I have included the following files for the benefit of blenders (in the blenders directory):
* training-50-repos.txt: 50 results/user ranked for the held-out user set from Daniel Haran's repo;
* testing-50-repos.txt: 50 results/user ranked for the official test set
* prob-results.txt: 100 results/user + probability from the ranking classifier for the official test set

Feel free to incorporate them any way you want to, though you should give credit.


Features
========

The system that I have implemented has a few unique features that might be interesting.
* Probabilistic predictions: the system provides probabilistic predictions of the score of the repos.  The major advantage of this is that we can see the confidence in our predictions.
* Ability to explain predictions: using the explain functionality of the machine learning library (which has been designed and used commercially, but is not in the current version of the library), we can tell the user why we though that they would like a particular repo.
* Practicality: it takes about 8 minutes to generate the predictions for all 4788 users on a single CPU core, which means that about 10 users/second/CPU core can be processed.  The training process takes about 35 minutes.
* Malleability: there is essentially no hand-tuning that has been done on the system, and it is very easy to add extra features to take advantage of further information.  It would also be relatively easy to take out of the context of the competition and put into production.


System Architecture
===================

The system architecture for prediction is as follows:

1.  We generate a set of candidate predictions, based upon the following things:
    - parents of watched repositories
    - ancestors (ie, grandparents or older) of watched repositories
    - repos by authors of watched repositories
    - repos with the same name (but a different author) as the watched repositories
    - children of watched repositories
    - repos that are in the same cluster as a watched repo (see below)
    - repos of users that are in the same cluster as the user we are predicting (see below)
    - repos that were co-suggested with a watched repo by a given user
    - repos that are watched by users that had co-suggested a watched repo (I guess I should include a picture)
    - repos that have an ID in the range of the user-repo line (see below)
    - popular repositories

    Each of these is done by a candidate source, which will generate a large set of possible candidates and features to rank them with.  These features are then passed to a classifier which identifies a subset to be passed through to the next step.

2.  We merge all of the candidate predictions (normally the top 100) from each source, and take a superset of about 400 possible candidates to process further.

3.  We run each candidate prediction through a ranking classifier, which predicts the probability that the candidate is correct.  The probability depends upon a lot of features that model all kinds of aspects of the process.  The training of the classifier and the features that are used are described below.

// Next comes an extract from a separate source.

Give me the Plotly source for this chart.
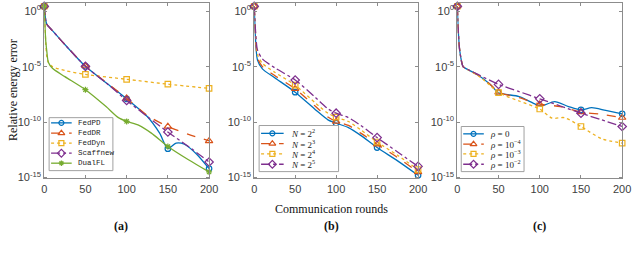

4.  We filter out predictions for already watched repos, sort by the score, and dump the top 100 with their probabilities to prob-results.txt.

5.  We take the 10 top predictions from this file for the results.txt, without the probabilities.


Algorithms
==========

The following algorithms are used:
- a SVD in order to map each user and repo onto a low dimensional representation;
- k-means clustering in order to cluster the users and repos;
- bagged boosted decision trees in order to generate the ranking classifier
- a stochastic random walk process to determine a popularity ranking of the repos.  It mostly gives the same results as ranking by the number of watchers, though.
- a (programming) language similarity model, which takes the cosine between normalized language vectors
- a co-occurrence model, where weight is awarded when two repositories are recommended together by the same user, or when two users both watch the same repository together. 
- a keyword model, where tf and tf-idf vectors of the repository names and descriptions are used.


Extra Information
=================

I downloaded information for each author about the date that the person joined and the number of followed and following people, as well as the original github ID (which is completely useless, and ignored).  It's in the authors.txt file, which anyone can feel free to use however they want.  Personally, I got nearly zero benefit from this information.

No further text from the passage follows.